The investment community reacted quickly today (March 16) to lower than expected earnings from Winnebago Industries Inc., as the Forest City, Iowa-based firm’s stock dropped.
Winnebago’s shares closed trading at $28.97, down $3.04, or 9.4%, following the company’s financial report that showed a 38.7% decline in net income for its fiscal second quarter and a 30.7% drop in earnings for the six weeks.
The Associated Press reported that in a conference call this morning, the company said higher gas prices and rising interest rates had deflated consumer confidence and continued to slow recreational vehicle sales, particular higher-cost motorhomes.
“We saw consumer confidence coming up in November and December and we thought in the spring it would go back and take off and be more of a typical year,” said Chairman and CEO Bruce Hertzke. “It’s starting up really slow. I wish I could tell you why it’s starting up slower than I thought it would and I think 90% of the industry anticipated.”
Hertke even hinted that adding towables to the longtime motorhome builder’s lineup was not out of the question, although profitability was a concern.
“It would be pretty easy for us to get into the trailer industry,” he said. “I’m not sure we could hold the margins we do in the motorized industry and that’s a concern.”
The company said overall average selling price for motorhomes fell from $89,693 in 2005 to $85,344 so far this fiscal year.
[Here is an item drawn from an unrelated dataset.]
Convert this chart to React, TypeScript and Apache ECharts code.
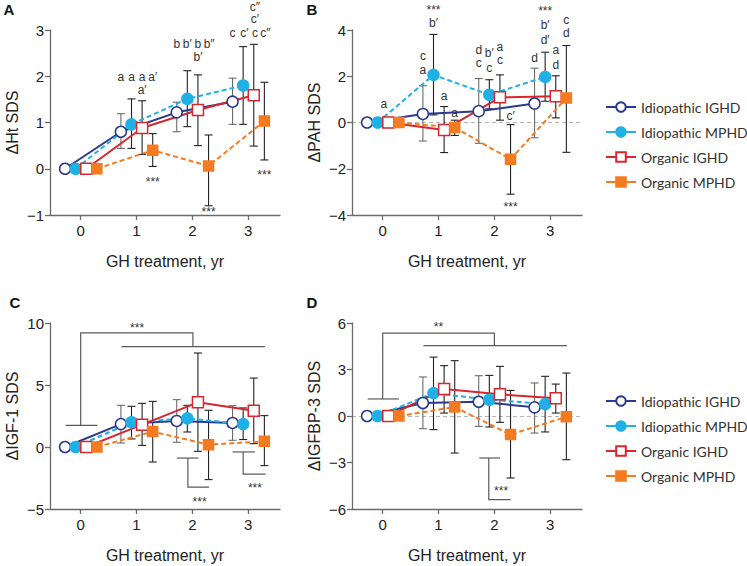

The largest drop was in the highest profit diesel-powered class A motorhomes, which sold for an average of $156,098 last year and were going for $145,864 this year.
Hertzke said the company’s strategy is to continue to work to develop its diesel market, where profit margins are highest.
Although profits have fallen, Hertzke said cash flow remains strong and the company is in a position to look for acquisitions if some competitors get into financial trouble in the difficult market.
“This is a time we could look at some of the other companies,” he said. “We’ll have to see where it goes.”